On Wednesday, Brown announced the first-ever mandatory cutbacks for residential and business water users as he stood in a browned meadow in the Sierra Nevada that is typically covered in snow. Brown joined snow surveyers for the annual snowpack survey, where the worst snowpack ever recorded was entered into California’s record books. The water content in the snow was just 5 percent of normal – the lowest it’s been since records were compiled starting in 1950.
Brown’s order called for urban users to reduce water use by 25 percent and create programs to help homeowners replace grass with drought-tolerate landscaping, and replace water-guzzling dishwashers and toilets with more efficient ones.

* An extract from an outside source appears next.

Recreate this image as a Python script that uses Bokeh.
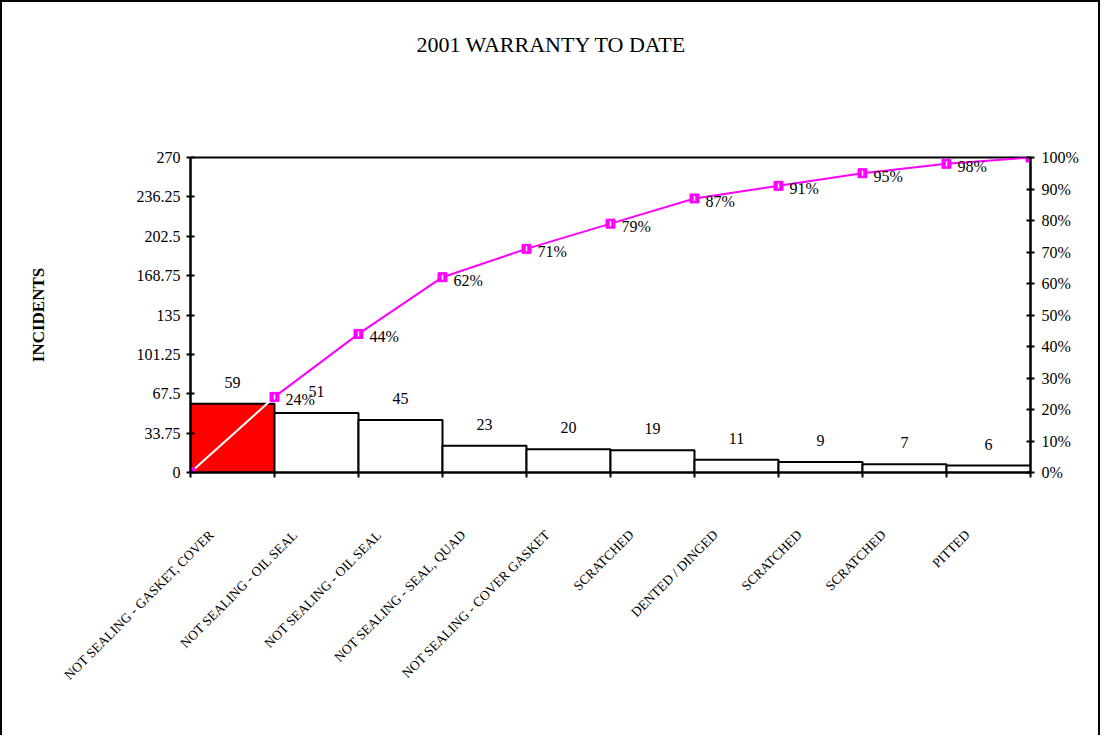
import math
from bokeh.plotting import figure
from bokeh.models import (Range1d, LinearAxis, FixedTicker, PrintfTickFormatter,
                          ColumnDataSource, LabelSet, Title)
from bokeh.embed import file_html
from bokeh.resources import INLINE

# ---------------- data ----------------
categories = [
    "NOT SEALING - GASKET, COVER",
    "NOT SEALING - OIL SEAL",
    "NOT SEALING - OIL SEAL",
    "NOT SEALING - SEAL, QUAD",
    "NOT SEALING - COVER GASKET",
    "SCRATCHED",
    "DENTED / DINGED",
    "SCRATCHED",
    "SCRATCHED",
    "PITTED",
]
incidents = [59, 51, 45, 23, 20, 19, 11, 9, 7, 6]
cumulative_pct = [0, 24, 44, 62, 71, 79, 87, 91, 95, 98, 100]
left_ticks = [0, 33.75, 67.5, 101.25, 135, 168.75, 202.5, 236.25, 270]
right_ticks = [0, 10, 20, 30, 40, 50, 60, 70, 80, 90, 100]
title_text = "2001 WARRANTY TO DATE"
y_label = "INCIDENTS"

# ---------------- style ----------------
FONT = "Liberation Serif"
MAGENTA = "#FF00FF"
W, H = 1100, 735
n = len(categories)

p = figure(width=W, height=H,
           x_range=Range1d(0, n), y_range=Range1d(0, left_ticks[-1]),
           output_backend="svg", toolbar_location=None,
           min_border_left=188, min_border_right=72,
           min_border_top=155, min_border_bottom=265)
p.title = None
p.styles = {"border-top": "2px solid black",
            "border-left": "2px solid black",
            "border-right": "2px solid black"}
p.background_fill_color = "white"
p.border_fill_color = "white"
p.outline_line_color = "black"
p.outline_line_width = 2
p.xgrid.visible = False
p.ygrid.visible = False

xa = p.below[0]   # bottom category axis
ya = p.left[0]    # left incidents axis

# invisible spacer between frame and title (white tick on white, no labels, no line)
spacer = LinearAxis(ticker=FixedTicker(ticks=[0]), axis_line_color=None,
                    major_tick_in=0, major_tick_out=101, major_label_standoff=0,
                    major_tick_line_color="white", minor_tick_line_color=None,
                    major_label_text_color=None)
p.add_layout(spacer, "above")

# title
p.add_layout(Title(text=title_text, align="left", offset=226, standoff=0,
                   text_font=FONT, text_font_size="22px",
                   text_font_style="normal", text_color="black"), "above")

# bottom axis: category labels, boundary ticks as minor ticks
label_shift = 0.25
centers = [i + 0.5 for i in range(n)]
label_pos = [c - label_shift for c in centers]
boundaries = list(range(n + 1))
xa.ticker = FixedTicker(ticks=label_pos, minor_ticks=boundaries)
xa.major_label_overrides = {c: lab for c, lab in zip(label_pos, categories)}
xa.major_label_orientation = math.pi / 4
xa.major_tick_line_color = None
xa.major_tick_in = 0
xa.major_tick_out = 0
xa.minor_tick_in = 0
xa.minor_tick_out = 5
xa.minor_tick_line_width = 2
xa.minor_tick_line_color = "black"
xa.axis_line_width = 2
xa.axis_line_color = "black"
xa.major_label_standoff = 55
xa.major_label_text_font = FONT
xa.major_label_text_font_size = "13.5px"
xa.major_label_text_color = "black"

# left axis
ya.ticker = FixedTicker(ticks=left_ticks)
ya.major_label_overrides = {t: f"{t:g}" for t in left_ticks}
ya.major_tick_in = 4
ya.major_tick_out = 4
ya.major_tick_line_width = 2
ya.major_tick_line_color = "black"
ya.minor_tick_line_color = None
ya.axis_line_width = 2
ya.axis_line_color = "black"
ya.major_label_standoff = 6
ya.major_label_text_font = FONT
ya.major_label_text_font_size = "16px"
ya.major_label_text_color = "black"
ya.axis_label = y_label
ya.axis_label_text_font = FONT
ya.axis_label_text_font_size = "17px"
ya.axis_label_text_font_style = "bold"
ya.axis_label_text_color = "black"
ya.axis_label_standoff = 86

# right axis (percent)
p.extra_y_ranges = {"pct": Range1d(0, right_ticks[-1])}
ra = LinearAxis(y_range_name="pct", ticker=FixedTicker(ticks=right_ticks),
                formatter=PrintfTickFormatter(format="%d%%"))
ra.major_tick_in = 4
ra.major_tick_out = 4
ra.major_tick_line_width = 2
ra.major_tick_line_color = "black"
ra.minor_tick_line_color = None
ra.axis_line_width = 2
ra.axis_line_color = "black"
ra.major_label_standoff = 7
ra.major_label_text_font = FONT
ra.major_label_text_font_size = "16px"
ra.major_label_text_color = "black"
p.add_layout(ra, "right")

# bars
bar_colors = ["#FF0000"] + ["#FFFFFF"] * (n - 1)
bars = ColumnDataSource(dict(x=centers, top=incidents, color=bar_colors,
                             txt=[str(v) for v in incidents]))
p.vbar(x="x", top="top", bottom=0, width=1, source=bars,
       fill_color="color", line_color="black", line_width=2)

# cumulative line
pos = boundaries
p.line(pos[:2], cumulative_pct[:2], y_range_name="pct", line_color="white", line_width=2)
p.line(pos[1:], cumulative_pct[1:], y_range_name="pct", line_color=MAGENTA, line_width=2)
p.scatter(pos, cumulative_pct, y_range_name="pct", marker="square", size=9,
          fill_color=MAGENTA, line_color=MAGENTA)
p.scatter(pos[1:], cumulative_pct[1:], y_range_name="pct", marker="dash", size=5,
          angle=math.pi / 2, line_color="white", line_width=1.5)

# bar value labels
p.add_layout(LabelSet(x="x", y="top", text="txt", source=bars,
                      text_align="center", text_baseline="bottom", y_offset=16,
                      text_font=FONT, text_font_size="16px", text_color="black"))

# cumulative percent labels (points 1..n-1)
pct_src = ColumnDataSource(dict(x=pos[1:-1], y=cumulative_pct[1:-1],
                                txt=[f"{v}%" for v in cumulative_pct[1:-1]]))
p.add_layout(LabelSet(x="x", y="y", text="txt", source=pct_src, y_range_name="pct",
                      text_align="left", text_baseline="middle",
                      x_offset=11, y_offset=-3,
                      text_font=FONT, text_font_size="16px", text_color="black"))

open("out.html", "w").write(file_html(p, INLINE))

Brown also called on farmers to share more information about the water they are using.
“Agriculture is fundamental to California,” Brown told PBS' NewsHour. “And, yes, they use most of the water, and they produce the food and the fiber that we all depend on and which we export to countries all around the world. So, we’re asking them too to give us information, to file agriculture water plans, to manage their underground water, to share with other farmers.”
A UC Davis Center for Watershed Sciences study last year found the 2014 drought resulted in a 6.6 million acre-foot reduction in surface water available to farmers. (One acre-foot of water is equivalent to roughly a football field covered in a foot of water.) That’s a 25 percent reduction in the normal amount of surface water available to agriculture, the study found. And it was mostly replaced by increased groundwater pumping.

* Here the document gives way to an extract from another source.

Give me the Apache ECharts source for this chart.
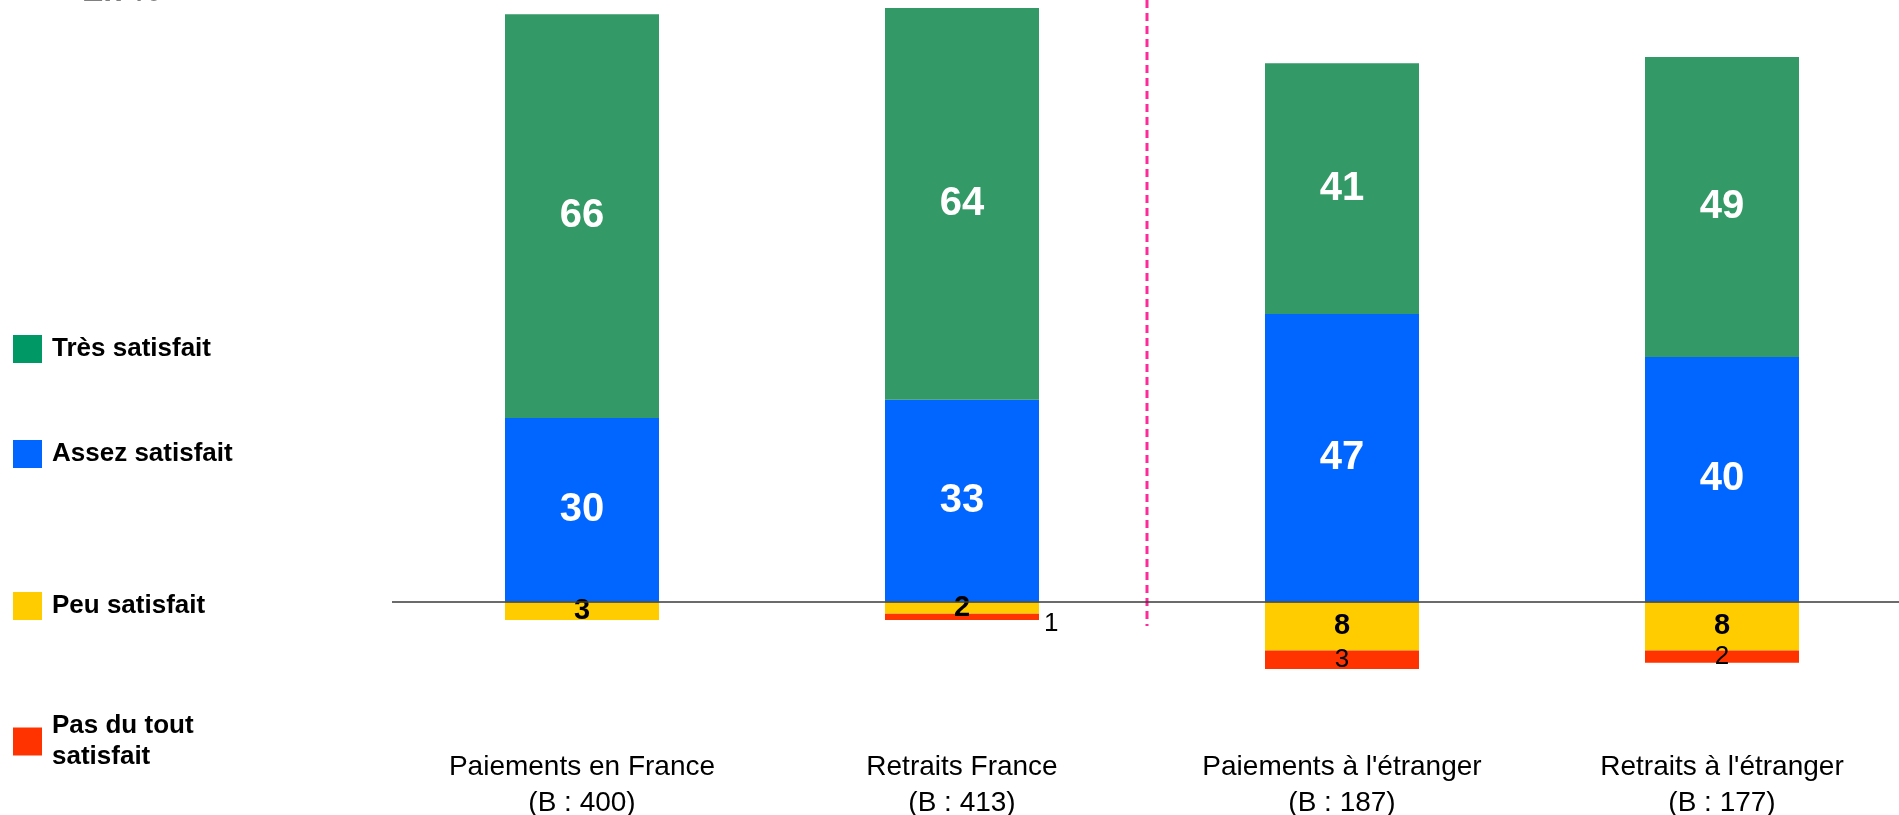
<!DOCTYPE html>
<html>
<head>
<meta charset="utf-8">
<title>Satisfaction</title>
<script src="https://cdn.jsdelivr.net/npm/echarts@6/dist/echarts.min.js"></script>
<style>
  html, body { margin: 0; padding: 0; background: #fff; }
  #chart { width: 1899px; height: 815px; }
</style>
</head>
<body>
<div id="chart"></div>
<script>
// données
var categories = ['Paiements en France', 'Retraits France', "Paiements à l'étranger", "Retraits à l'étranger"];
var bases = [400, 413, 187, 177];
var tresSatisfait = [66, 64, 41, 49];
var assezSatisfait = [30, 33, 47, 40];
var peuSatisfait = [3, 2, 8, 8];
var pasDuToutSatisfait = [0, 1, 3, 2];

var FONT = "'Liberation Sans', Arial, sans-serif";

var myChart = echarts.init(document.getElementById('chart'));

function legendFor(name, top, color, extra) {
    var lg = {
        data: [{ name: name, itemStyle: { color: color } }],
        orient: 'vertical',
        left: 13,
        top: top,
        padding: 0,
        icon: 'rect',
        itemWidth: 29,
        itemHeight: 28,
        selectedMode: false,
        textStyle: {
            fontFamily: FONT, fontSize: 26, fontWeight: 'bold', color: '#000',
            lineHeight: 28, padding: [0, 0, 0, 5]
        }
    };
    if (extra) { Object.assign(lg.textStyle, extra.textStyle || {}); if (extra.formatter) lg.formatter = extra.formatter; }
    return lg;
}

var option = {
    animation: false,
    backgroundColor: '#fff',
    textStyle: { fontFamily: FONT },
    grid: { left: 392, width: 1520, top: 2, height: 722, outerBoundsMode: 'none', containLabel: false },
    legend: [
        legendFor('Très satisfait', 335, '#009966'),
        legendFor('Assez satisfait', 440, '#0066ff'),
        legendFor('Peu satisfait', 592, '#ffcc00'),
        legendFor('Pas du tout satisfait', 695, '#ff3300', {
            formatter: function () { return 'Pas du tout\nsatisfait'; },
            textStyle: { lineHeight: 31, padding: [31, 0, 0, 5] }
        })
    ],
    xAxis: {
        type: 'category',
        data: categories,
        axisLine: { show: false },
        axisTick: { show: false },
        axisLabel: {
            interval: 0,
            margin: 25,
            fontFamily: FONT,
            fontSize: 28,
            lineHeight: 36,
            color: '#000',
            formatter: function (v, i) { return v + '\n(B : ' + bases[i] + ')'; }
        }
    },
    yAxis: {
        type: 'value',
        min: -20,
        max: 98,
        show: false,
        splitLine: { show: false }
    },
    graphic: [
        {
            type: 'text', x: 82, y: -8,
            style: { text: 'En %', font: 'bold 32px ' + FONT, fill: '#808080', verticalAlign: 'middle' }
        },
        {
            type: 'line',
            shape: { x1: 1147, y1: 0, x2: 1147, y2: 626 },
            style: { stroke: '#ff2a9a', lineWidth: 3, lineDash: [8, 5] }
        }
    ],
    series: [
        {
            name: 'Assez satisfait',
            type: 'bar',
            stack: 'total',
            barWidth: 154,
            itemStyle: { color: '#0066ff' },
            label: { show: true, position: 'inside', color: '#fff', fontSize: 40, fontWeight: 'bold', fontFamily: FONT },
            data: assezSatisfait,
            markLine: {
                silent: true,
                symbol: 'none',
                label: { show: false },
                lineStyle: { color: '#3a3a3a', width: 1.5, type: 'solid' },
                data: [{ yAxis: 0 }]
            },
            z: 2
        },
        {
            name: 'Très satisfait',
            type: 'bar',
            stack: 'total',
            barWidth: 154,
            itemStyle: { color: '#339966' },
            label: { show: true, position: 'inside', color: '#fff', fontSize: 40, fontWeight: 'bold', fontFamily: FONT },
            data: tresSatisfait
        },
        {
            name: 'Peu satisfait',
            type: 'bar',
            stack: 'total',
            barWidth: 154,
            itemStyle: { color: '#ffcc00' },
            label: {
                show: true, position: 'inside', color: '#000', fontSize: 29, fontWeight: 'bold', fontFamily: FONT,
                formatter: function (p) { return Math.abs(p.value); }
            },
            data: peuSatisfait.map(function (v) { return -v; })
        },
        {
            name: 'Pas du tout satisfait',
            type: 'bar',
            stack: 'total',
            barWidth: 154,
            itemStyle: { color: '#ff3300' },
            label: {
                show: true, position: 'inside', color: '#000', fontSize: 26, fontFamily: FONT,
                formatter: function (p) { return p.value === 0 ? '' : Math.abs(p.value); }
            },
            data: pasDuToutSatisfait.map(function (v) {
                // segment trop fin : étiquette à droite de la barre
                if (v > 0 && v < 2) {
                    return { value: -v, label: { position: 'right', distance: 5, offset: [0, 7] } };
                }
                return -v;
            })
        }
    ]
};

myChart.setOption(option);
</script>
</body>
</html>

“When people question what are farmers doing, many are fallowing grounds and watching their perennial crops die, even in historically water rich areas,” said David Doll, a Merced County nut crop pomology farm adviser through the University of California Cooperative Extension.

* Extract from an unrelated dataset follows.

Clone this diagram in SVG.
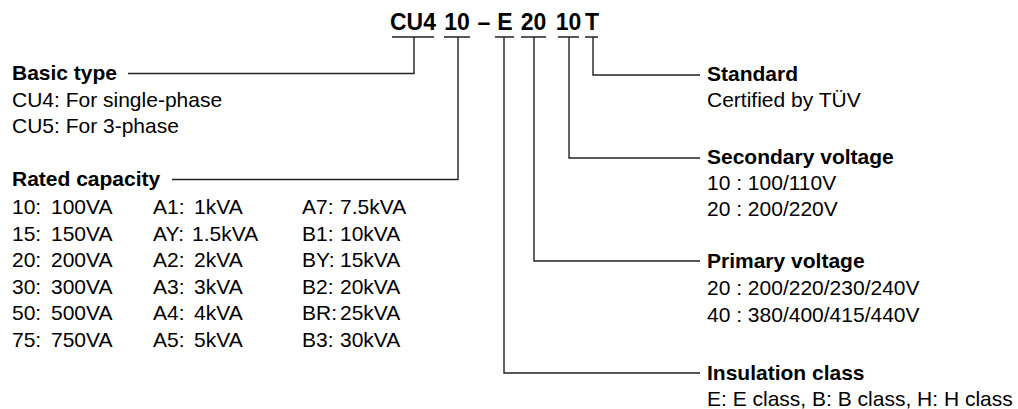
<svg xmlns="http://www.w3.org/2000/svg" width="1018" height="409" viewBox="0 0 1018 409">
<style>
text{font-family:"Liberation Sans",Arial,sans-serif;font-size:21px;fill:#000}
.b{font-weight:bold}
.t{font-weight:bold;font-size:23px;text-anchor:middle}
.c{fill:none;stroke:#222;stroke-width:1.4}
</style>
<rect width="1018" height="409" fill="#fff"/>
<g id="code">
<text class="t" x="413" y="29.5">CU4</text>
<text class="t" x="457" y="29.5">10</text>
<text class="t" x="484" y="29.5">–</text>
<text class="t" x="505" y="29.5">E</text>
<text class="t" x="533.5" y="29.5">20</text>
<text class="t" x="568.5" y="29.5">10</text>
<text class="t" x="592" y="29.5">T</text>
</g>
<g id="connectors">
<path class="c" d="M392 37H434M444 37H470M495 37H514M521 37H546M558 37H579M585 37H598"/>
<path class="c" d="M414 37V73.5H128"/>
<path class="c" d="M458 37V179.5H172"/>
<path class="c" d="M504 37V373H700"/>
<path class="c" d="M534 37V261H700"/>
<path class="c" d="M569 37V158H700"/>
<path class="c" d="M593 37V75H700"/>
</g>
<g id="basic-type">
<text class="b" x="12" y="79.5">Basic type</text>
<text x="12" y="106.5">CU4: For single-phase</text>
<text x="12" y="132.5">CU5: For 3-phase</text>
</g>
<g id="rated-capacity">
<text class="b" x="12" y="186">Rated capacity</text>
<text y="214"><tspan x="12">10:</tspan><tspan x="51">100VA</tspan><tspan x="153">A1:</tspan><tspan x="194">1kVA</tspan><tspan x="302">A7:</tspan><tspan x="340">7.5kVA</tspan></text>
<text y="240.5"><tspan x="12">15:</tspan><tspan x="51">150VA</tspan><tspan x="153">AY:</tspan><tspan x="192">1.5kVA</tspan><tspan x="302">B1:</tspan><tspan x="340">10kVA</tspan></text>
<text y="267"><tspan x="12">20:</tspan><tspan x="51">200VA</tspan><tspan x="153">A2:</tspan><tspan x="194">2kVA</tspan><tspan x="302">BY:</tspan><tspan x="340">15kVA</tspan></text>
<text y="293.5"><tspan x="12">30:</tspan><tspan x="51">300VA</tspan><tspan x="153">A3:</tspan><tspan x="194">3kVA</tspan><tspan x="302">B2:</tspan><tspan x="340">20kVA</tspan></text>
<text y="320"><tspan x="12">50:</tspan><tspan x="51">500VA</tspan><tspan x="153">A4:</tspan><tspan x="194">4kVA</tspan><tspan x="302">BR:</tspan><tspan x="340">25kVA</tspan></text>
<text y="346.5"><tspan x="12">75:</tspan><tspan x="51">750VA</tspan><tspan x="153">A5:</tspan><tspan x="194">5kVA</tspan><tspan x="302">B3:</tspan><tspan x="340">30kVA</tspan></text>
</g>
<g id="standard">
<text class="b" x="707" y="81">Standard</text>
<text x="707" y="107">Certified by TÜV</text>
</g>
<g id="secondary-voltage">
<text class="b" x="707" y="164">Secondary voltage</text>
<text x="707" y="190">10 : 100/110V</text>
<text x="707" y="216">20 : 200/220V</text>
</g>
<g id="primary-voltage">
<text class="b" x="707" y="267.5">Primary voltage</text>
<text x="707" y="295">20 : 200/220/230/240V</text>
<text x="707" y="321.5">40 : 380/400/415/440V</text>
</g>
<g id="insulation-class">
<text class="b" x="707" y="380">Insulation class</text>
<text x="707" y="406">E: E class, B: B class, H: H class</text>
</g>
</svg>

Doll, who advises farmers on best practices for efficient watering and other sustainability issues, said many farmers have upgraded their irrigation systems so there is little waste.
“This drought impacts farming severely,” Dolls said. “I think in many cases we don’t understand how bad it will affect agriculture until the end of the year.”
Higher water prices and more than 400,000 acres of fallowed fields cost farmers $2.2 billion statewide last year, the Watershed Sciences study found, with 17,000 seasonal and part-time farmworker jobs eliminated.
“Agriculture is already getting substantial cutbacks,” said Jay Lund, director of the Center for Watershed Sciences.
Lund said requiring a mandatory 25 percent reduction in water use by agriculture is also unfeasible.
“You don’t meter their groundwater use, so you can’t regulate it,” Lund said. “It’s not enforceable and its not a good idea. You do have to cut agriculture in a drought, but we need to be more thoughtful and compassionate about it. You are messing with peoples’ livelihoods.”
Nelsen of the citrus growers trade group said the roughly 3,500 citrus growers in California , which provide 85 percent of the nation’s fresh lemons, oranges and other citrus, are preparing for a down year, due to fallowed fields, port strikes and smaller fruit due to reduced watering. He said the state needs to consider reducing the water directed for environmental purposes, which makes up nearly half of the overall water supply – this includes both water available for agriculture, industry and urban uses and water that is off-limits to help sustain fish and wildlife. Agriculture uses 80 percent of the water available for drinking and irrigation – but 40 percent of the total supply.
“When people argue that agriculture wasn’t included, maybe not in this order,” Nelsen said. “All the impact has already occurred. …What do we do with the water supply? We produce food. I don’t think that’s a bad use of water.”
Critics charge that agriculture’s dominance over the state’s water supply is lopsided when considering the industry accounts for just 2 percent of the state’s gross domestic product. Critics say the $40 billion agriculture industry has too much political pull in the state Capitol, accounting for lax regulations.
Nowhere was that seen more than in last year’s fight to create groundwater regulations in California, the only Western state that does not monitor its underground water supplies. Pushback from agriculture interests helped delay the implementation of the legislation until 2022.
Tom Stokely, a spokesman for the environmental group the California Water Impact Network, said Brown’s mandatory drought order further shows that agriculture’s clout has allowed the industry to resist regulation.
“It’s a good thing for urban users to conserve water, but since agriculture uses 80 percent of water, he missed the mark by not including agriculture,” Stokely said. “A lot of people feel their efforts to conserve water are so that a wealthy almond farmer can plant more trees and make greater profit.”
Stokely said there were reasonable measures the governor could have taken to ensure the drought isn’t being exacerbated.
“What was glaringly omitted was a prohibition of new crops in areas of groundwater overdraft, unreliable water supplies and what we call poison land, where they have land high in selenium.” Stokley said.
Water policy experts said the kind of finger-pointing seen following Brown’s order has been intensifying as the drought worsens.
“You are starting to see that,” said Heather Cooley, director of the water program at the Pacific Institute in Oakland. “Urban vs. Agriculture. Fish vs. Farm. People tend to first look at others. But, the fact is we need to pull together.”